SET EXERCISE:
State how many lines contain "this", and write nothing except that count.

·····

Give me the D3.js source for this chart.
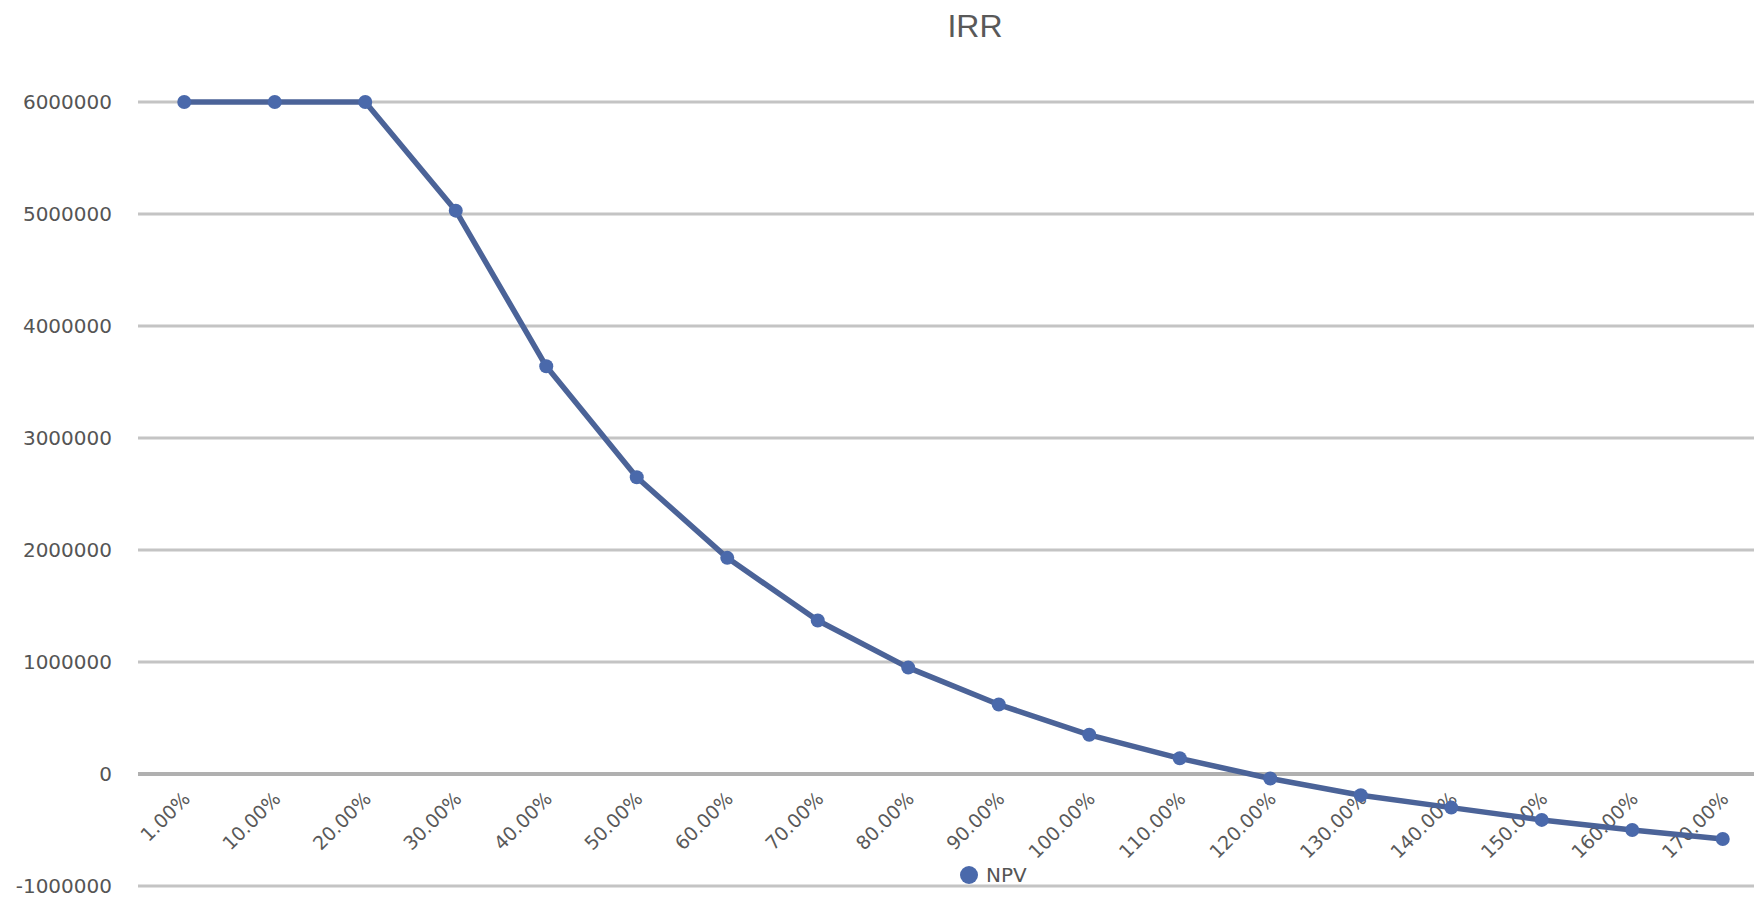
<!DOCTYPE html>
<html>
<head>
<meta charset="utf-8">
<script src="https://cdn.jsdelivr.net/npm/d3@7"></script>
<style>
  html, body { margin: 0; padding: 0; background: #fff; overflow: hidden; }
  svg { display: block; }
</style>
</head>
<body>
<svg id="chart" width="1754" height="901"></svg>
<script>
const categories = ["1.00%", "10.00%", "20.00%", "30.00%", "40.00%", "50.00%", "60.00%", "70.00%", "80.00%",
  "90.00%", "100.00%", "110.00%", "120.00%", "130.00%", "140.00%", "150.00%", "160.00%", "170.00%"];
const npvValues = [6000000, 6000000, 6000000, 5030000, 3640000, 2650000, 1930000, 1370000, 950000,
  620000, 350000, 140000, -40000, -190000, -300000, -410000, -500000, -580000];
const yTicks = [-1000000, 0, 1000000, 2000000, 3000000, 4000000, 5000000, 6000000];
const seriesName = "NPV";
const chartTitle = "IRR";

const svg = d3.select("#chart");
const W = 1754, H = 901;
const plotLeft = 139, plotRight = 1768;
const plotTop = 102, plotBottom = 886;

const x = d3.scalePoint().domain(categories).range([plotLeft, plotRight]).padding(0.5);
const y = d3.scaleLinear().domain([-1000000, 6000000]).range([plotBottom, plotTop]);

// gridlines
svg.append("g").selectAll("line").data(yTicks).join("line")
  .attr("x1", plotLeft - 1).attr("x2", W)
  .attr("y1", d => y(d)).attr("y2", d => y(d))
  .attr("stroke", d => d === 0 ? "#b0b0b0" : "#c4c4c4")
  .attr("stroke-width", d => d === 0 ? 4 : 3);

// y axis labels
const yAxis = d3.axisLeft(y).tickValues(yTicks).tickSize(0).tickPadding(0).tickFormat(d => String(d));
const gy = svg.append("g").attr("transform", `translate(${112},0)`).call(yAxis);
gy.select(".domain").remove();
gy.selectAll("text")
  .attr("font-family", "DejaVu Sans, Verdana, sans-serif")
  .attr("font-size", 20)
  .attr("fill", "#555555");

// x labels (rotated), positioned at zero line
const gx = svg.append("g");
gx.selectAll("text").data(categories).join("text")
  .attr("transform", d => `translate(${x(d) + 7},${y(0) + 26}) rotate(-45)`)
  .attr("text-anchor", "end")
  .attr("font-family", "DejaVu Sans, Verdana, sans-serif")
  .attr("font-size", 19)
  .attr("fill", "#595959")
  .text(d => d);

// line
const line = d3.line().x((d, i) => x(categories[i])).y(d => y(d));
svg.append("path").datum(npvValues)
  .attr("d", line)
  .attr("fill", "none")
  .attr("stroke", "#4b6398")
  .attr("stroke-width", 5.5)
  .attr("stroke-linejoin", "round");

svg.append("g").selectAll("circle").data(npvValues).join("circle")
  .attr("cx", (d, i) => x(categories[i]))
  .attr("cy", d => y(d))
  .attr("r", 7)
  .attr("fill", "#4a69ab");

// title
svg.append("text")
  .attr("x", 975).attr("y", 37)
  .attr("text-anchor", "middle")
  .attr("font-family", "Liberation Sans, Arial, sans-serif")
  .attr("font-size", 32)
  .attr("fill", "#595959")
  .text(chartTitle);

// legend
const lg = svg.append("g").attr("transform", "translate(969,875)");
lg.append("circle").attr("r", 9).attr("fill", "#4a69ab");
lg.append("text").attr("x", 17).attr("y", 7)
  .attr("font-family", "DejaVu Sans, Verdana, sans-serif")
  .attr("font-size", 20)
  .attr("fill", "#555555")
  .text(seriesName);
</script>
</body>
</html>
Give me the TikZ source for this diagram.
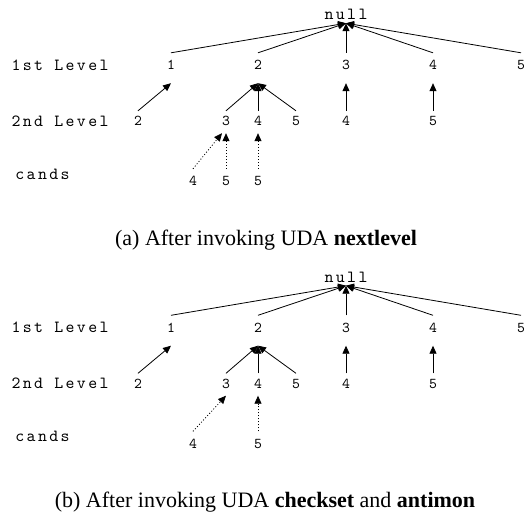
\documentclass[tikz,border=0pt]{standalone}
\usepackage{fontspec}
\setmainfont{Liberation Serif}
\newfontfamily\tyfont[Extension=.otf,LetterSpace=14]{lmmono10-regular}
\newfontfamily\digfont[Extension=.otf]{lmmono10-regular}
\usetikzlibrary{arrows.meta}
\tikzset{
  lbl/.style={font=\fontsize{17}{20}\tyfont, inner sep=0pt},
  nullnode/.style={font=\fontsize{17}{20}\tyfont, inner sep=0pt, text height=11pt, text depth=0pt, minimum height=18pt},
  dig/.style={font=\fontsize{15}{18}\digfont, inner sep=0pt, text height=9pt, text depth=0pt, minimum height=24pt},
  captext/.style={font=\fontsize{22}{26}\selectfont, inner sep=0pt, anchor=base},
  arr/.style={line width=0.8pt, -{Triangle[length=8pt,width=7pt]}},
  dotarr/.style={arr, dash pattern=on 1pt off 2pt},
}
\begin{document}
\begin{tikzpicture}[x=1pt,y=-1pt]
\useasboundingbox (0,0) rectangle (524,512);
\clip (0,0) rectangle (524,512);
% ---------------- panel (a) ----------------
\node[nullnode] (an) at (346,14) {null};
\node[lbl] (al1) at (60,65) {1st Level};
\node[lbl] (al2) at (60,121) {2nd Level};
\node[lbl] (al3) at (42.5,174) {cands};
\node[dig] (ap1) at (171,65) {1};
\node[dig] (ap2) at (258,65) {2};
\node[dig] (ap3) at (346,65) {3};
\node[dig] (ap4) at (433,65) {4};
\node[dig] (ap5) at (521,65) {5};
\node[dig] (aq12) at (138,121) {2};
\node[dig] (aq23) at (226,121) {3};
\node[dig] (aq24) at (258,121) {4};
\node[dig] (aq25) at (296,121) {5};
\node[dig] (aq34) at (346,121) {4};
\node[dig] (aq45) at (433,121) {5};
\node[dig] (ac234) at (193,181) {4};
\node[dig] (ac235) at (226,181) {5};
\node[dig] (ac245) at (258,181) {5};
\foreach \p in {ap1,ap2,ap3,ap4,ap5} \draw[arr] (\p.north) -- (an.south);
\draw[arr] ([yshift=-2pt]aq12.north) -- ([yshift=-6pt]ap1.south);
\draw[arr] ([yshift=-2pt]aq23.north) -- ([yshift=-6pt]ap2.south);
\draw[arr] ([yshift=-2pt]aq24.north) -- ([yshift=-6pt]ap2.south);
\draw[arr] ([yshift=-2pt]aq25.north) -- ([yshift=-6pt]ap2.south);
\draw[arr] ([yshift=-2pt]aq34.north) -- ([yshift=-6pt]ap3.south);
\draw[arr] ([yshift=-2pt]aq45.north) -- ([yshift=-6pt]ap4.south);
\draw[dotarr] (ac234.north) -- ([xshift=-4pt]aq23.south);
\draw[dotarr] (ac235.north) -- (aq23.south);
\draw[dotarr] (ac245.north) -- (aq24.south);
\node[captext] (capa) at (266,245) {(a) After invoking UDA \textbf{nextlevel}};
% ---------------- panel (b) ----------------
\begin{scope}[yshift=-262.5pt]
\node[nullnode] (bn) at (346,14) {null};
\node[lbl] (bl1) at (60,65) {1st Level};
\node[lbl] (bl2) at (60,121) {2nd Level};
\node[lbl] (bl3) at (42.5,174) {cands};
\node[dig] (bp1) at (171,65) {1};
\node[dig] (bp2) at (258,65) {2};
\node[dig] (bp3) at (346,65) {3};
\node[dig] (bp4) at (433,65) {4};
\node[dig] (bp5) at (521,65) {5};
\node[dig] (bq12) at (138,121) {2};
\node[dig] (bq23) at (226,121) {3};
\node[dig] (bq24) at (258,121) {4};
\node[dig] (bq25) at (296,121) {5};
\node[dig] (bq34) at (346,121) {4};
\node[dig] (bq45) at (433,121) {5};
\node[dig] (bc234) at (193,181) {4};
\node[dig] (bc245) at (258,181) {5};
\foreach \p in {bp1,bp2,bp3,bp4,bp5} \draw[arr] (\p.north) -- (bn.south);
\draw[arr] ([yshift=-2pt]bq12.north) -- ([yshift=-6pt]bp1.south);
\draw[arr] ([yshift=-2pt]bq23.north) -- ([yshift=-6pt]bp2.south);
\draw[arr] ([yshift=-2pt]bq24.north) -- ([yshift=-6pt]bp2.south);
\draw[arr] ([yshift=-2pt]bq25.north) -- ([yshift=-6pt]bp2.south);
\draw[arr] ([yshift=-2pt]bq34.north) -- ([yshift=-6pt]bp3.south);
\draw[arr] ([yshift=-2pt]bq45.north) -- ([yshift=-6pt]bp4.south);
\draw[dotarr] (bc234.north) -- (bq23.south);
\draw[dotarr] (bc245.north) -- (bq24.south);
\node[captext] (capb) at (265,244.5) {(b) After invoking UDA \textbf{checkset} and \textbf{antimon}};
\end{scope}
\end{tikzpicture}
\end{document}
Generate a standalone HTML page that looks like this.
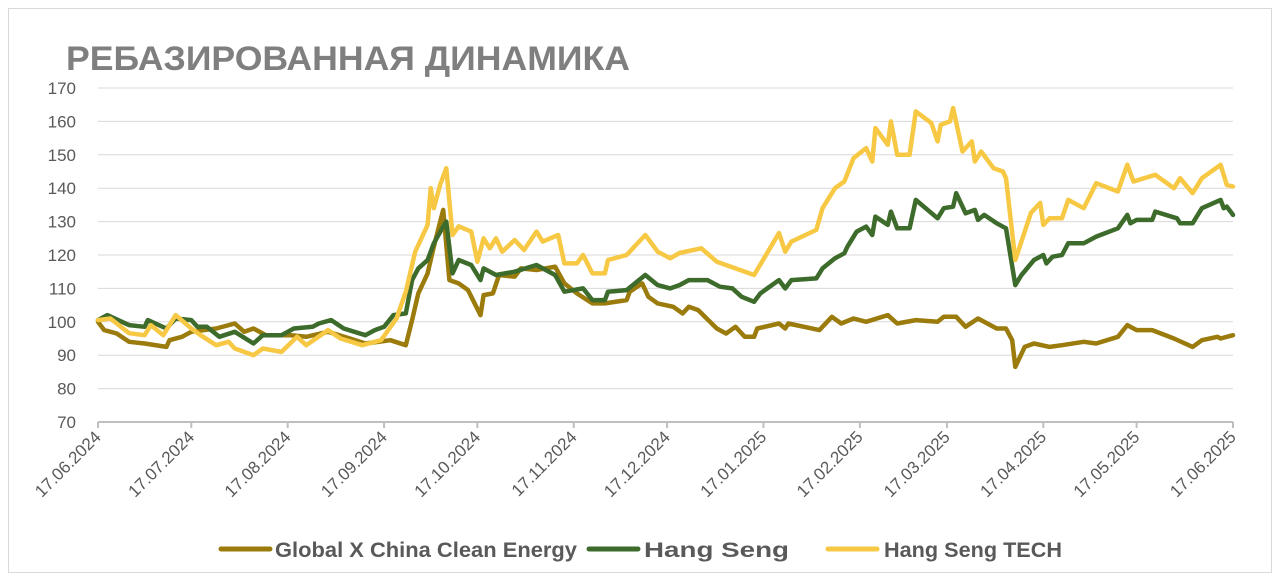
<!DOCTYPE html>
<html><head><meta charset="utf-8"><style>
html,body{margin:0;padding:0;background:#fff;}
svg{display:block;font-family:"Liberation Sans",sans-serif;}
</style></head><body>
<svg id="chart" width="1280" height="582" viewBox="0 0 1280 582" xmlns="http://www.w3.org/2000/svg">
<rect x="8.5" y="8.5" width="1263" height="564" fill="#fff" stroke="#d9d9d9"/>
<text x="66" y="70" font-size="34" font-weight="bold" fill="#7f7f7f" textLength="564" lengthAdjust="spacingAndGlyphs">РЕБАЗИРОВАННАЯ ДИНАМИКА</text>
<g id="grid"></g><g id="yax"></g><g id="xax"></g><g id="series"></g>
<g>
<g><line x1="221" y1="549" x2="270" y2="549" stroke="#9a7b0c" stroke-width="5" stroke-linecap="round"/><text x="275" y="557" font-size="21" font-weight="bold" fill="#595959" textLength="302" lengthAdjust="spacingAndGlyphs">Global X China Clean Energy</text></g>
<g><line x1="589" y1="549" x2="638" y2="549" stroke="#3d6b2b" stroke-width="5" stroke-linecap="round"/><text x="644" y="557" font-size="21" font-weight="bold" fill="#595959" textLength="145" lengthAdjust="spacingAndGlyphs">Hang Seng</text></g>
<g><line x1="828" y1="549" x2="877" y2="549" stroke="#f7c843" stroke-width="5" stroke-linecap="round"/><text x="884" y="557" font-size="21" font-weight="bold" fill="#595959" textLength="178" lengthAdjust="spacingAndGlyphs">Hang Seng TECH</text></g>
</g>
</svg>
<script>
const yTicks=[70,80,90,100,110,120,130,140,150,160,170];
const xTickLabels=["17.06.2024","17.07.2024","17.08.2024","17.09.2024","17.10.2024","17.11.2024","17.12.2024","17.01.2025","17.02.2025","17.03.2025","17.04.2025","17.05.2025","17.06.2025"];
const xTickDays=[0,30,61,92,122,153,183,214,245,273,304,334,365];
const cleanDays=[0,2,6,10,15,22,23,27,30,38,44,47,50,54,62,67,74,81,86,94,99,101,103,106,108,111,113,116,119,123,124,127,129,134,136,141,147,150,154,159,163,170,171,175,177,180,185,188,190,193,199,202,205,208,211,212,219,221,222,232,236,239,243,247,254,257,263,270,272,276,279,283,289,292,294,295,298,301,306,310,317,321,328,331,334,339,346,352,355,360,361,365];
const cleanVals=[100,97.5,96.5,94,93.5,92.5,94.5,95.5,97,98,99.5,97,98,96,96,95.5,97,95,93.5,94.5,93,100.5,108.5,114.5,122.5,133.5,112.5,111.5,109.5,102,108,108.5,114,113.5,116,115.5,116.5,111.5,108.5,105.5,105.5,106.5,109,111.5,107.5,105.5,104.5,102.5,104.5,103.5,98,96.5,98.5,95.5,95.5,98,99.5,98,99.5,97.5,101.5,99.5,101,100,102,99.5,100.5,100,101.5,101.5,98.5,101,98,98,94.5,86.5,92.5,93.5,92.5,93,94,93.5,95.5,99,97.5,97.5,95,92.5,94.5,95.5,95,96];
const hsDays=[0,3,10,15,16,22,25,30,32,35,39,44,50,53,59,63,69,71,75,79,86,89,92,95,99,101,103,106,108,111,112,114,116,120,123,124,128,134,141,144,147,150,156,159,163,164,170,176,180,184,187,190,196,200,204,207,211,213,219,221,223,231,233,237,240,241,244,247,249,250,254,255,257,261,263,270,272,275,276,279,282,283,285,289,292,295,297,301,304,305,307,310,312,317,321,328,331,332,334,339,340,347,348,352,355,361,362,363,365];
const hsVals=[100.5,102,99,98.5,100.5,98,101,100.5,98.5,98.5,95.5,97,93.5,96,96,98,98.5,99.5,100.5,98,96,97.5,98.5,102,102.5,112.5,116,118.5,123.5,128.5,130,114.5,118.5,117,112.5,116,114,115,117,115.5,114,109,110,106.5,106.5,109,109.5,114,111,110,111,112.5,112.5,110.5,110,107.5,106,108.5,112.5,110,112.5,113,116,119,120.5,122.5,127,128.5,126,131.5,129,133,128,128,136.5,131,134,134.5,138.5,132.5,133.5,130.5,132,129.5,128,111,114,118.5,120,117.5,119.5,120,123.5,123.5,125.5,128,132,129.5,130.5,130.5,133,131,129.5,129.5,134,136.5,134,134.5,132];
const techDays=[0,4,10,15,17,21,25,30,33,38,42,44,47,50,53,59,64,67,74,78,85,91,96,99,102,106,107,108,110,112,114,116,120,122,124,126,128,130,134,137,141,143,148,150,154,156,159,163,164,170,176,180,184,187,194,199,211,219,221,223,231,233,237,240,243,247,249,250,254,255,257,261,263,268,270,271,274,275,278,281,282,284,288,291,292,295,300,303,304,306,310,312,317,321,328,331,333,340,346,348,352,355,361,363,365];
const techVals=[100.5,101,96.6,96,99,96,102,98,96,93,94,92,91,90,92,91,95.5,93,97.5,95,93,94.5,101,109,121,129,140,134,141,146,126,128.6,127,118,125,122,125,121,124.5,121.5,127,124,126,117.5,117.5,120,114.5,114.5,118.5,120,126,121,119,120.6,122,118,114,126.6,121,124,127.5,134,140,142,149,152,148,158,153,160,150,150,163,159.5,154,159,160,164,151,154,148,151,146,145,143,118.5,132.6,135.6,129,131,131,136.5,134,141.5,139,147,142,144,140,143,138.5,143,147,141,140.5];
const X0=98,X1=1233,Y0=422,Y1=88;
const xs=d=>X0+(X1-X0)*d/365;
const ys=v=>Y0-(Y0-Y1)*(v-70)/100;
const NS="http://www.w3.org/2000/svg";
const mk=(t,a,p)=>{const e=document.createElementNS(NS,t);for(const k in a)e.setAttribute(k,a[k]);p.appendChild(e);return e;};
const grid=document.getElementById('grid'),yax=document.getElementById('yax'),xax=document.getElementById('xax'),ser=document.getElementById('series');
yTicks.forEach(v=>{
 if(v>70){const g=mk('line',{x1:X0,x2:X1,y1:ys(v),y2:ys(v),stroke:'#d9d9d9','stroke-width':1},grid);
 
 }
 const t=mk('text',{x:76,y:ys(v)+6,'text-anchor':'end','font-size':17,fill:'#595959'},yax);
 t.textContent=v;
 
 
});
const ax=mk('line',{x1:X0,x2:X1,y1:Y0,y2:Y0,stroke:'#bfbfbf','stroke-width':2},xax);


xTickDays.forEach((d,i)=>{
 const x=xs(d);
 const tk=mk('line',{x1:x,x2:x,y1:Y0,y2:Y0+6,stroke:'#bfbfbf','stroke-width':2},xax);
 
 
 const t=mk('text',{x:x+4,y:Y0+16,'text-anchor':'end','font-size':17,fill:'#595959',transform:`rotate(-45 ${x+4} ${Y0+16})`},xax);
 t.textContent=xTickLabels[i];
 
 
});
function line(days,vals,color,name){
 const p=mk('polyline',{points:days.map((d,i)=>xs(d).toFixed(1)+','+ys(vals[i]).toFixed(1)).join(' '),fill:'none',stroke:color,'stroke-width':4.5,'stroke-linejoin':'round','stroke-linecap':'round'},ser);
 
 
}
line(cleanDays,cleanVals,'#9a7b0c','series-clean-energy');
line(hsDays,hsVals,'#3d6b2b','series-hang-seng');
line(techDays,techVals,'#f7c843','series-hang-seng-tech');
</script>
</body></html>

·····

RESULT OF THE TASK:
3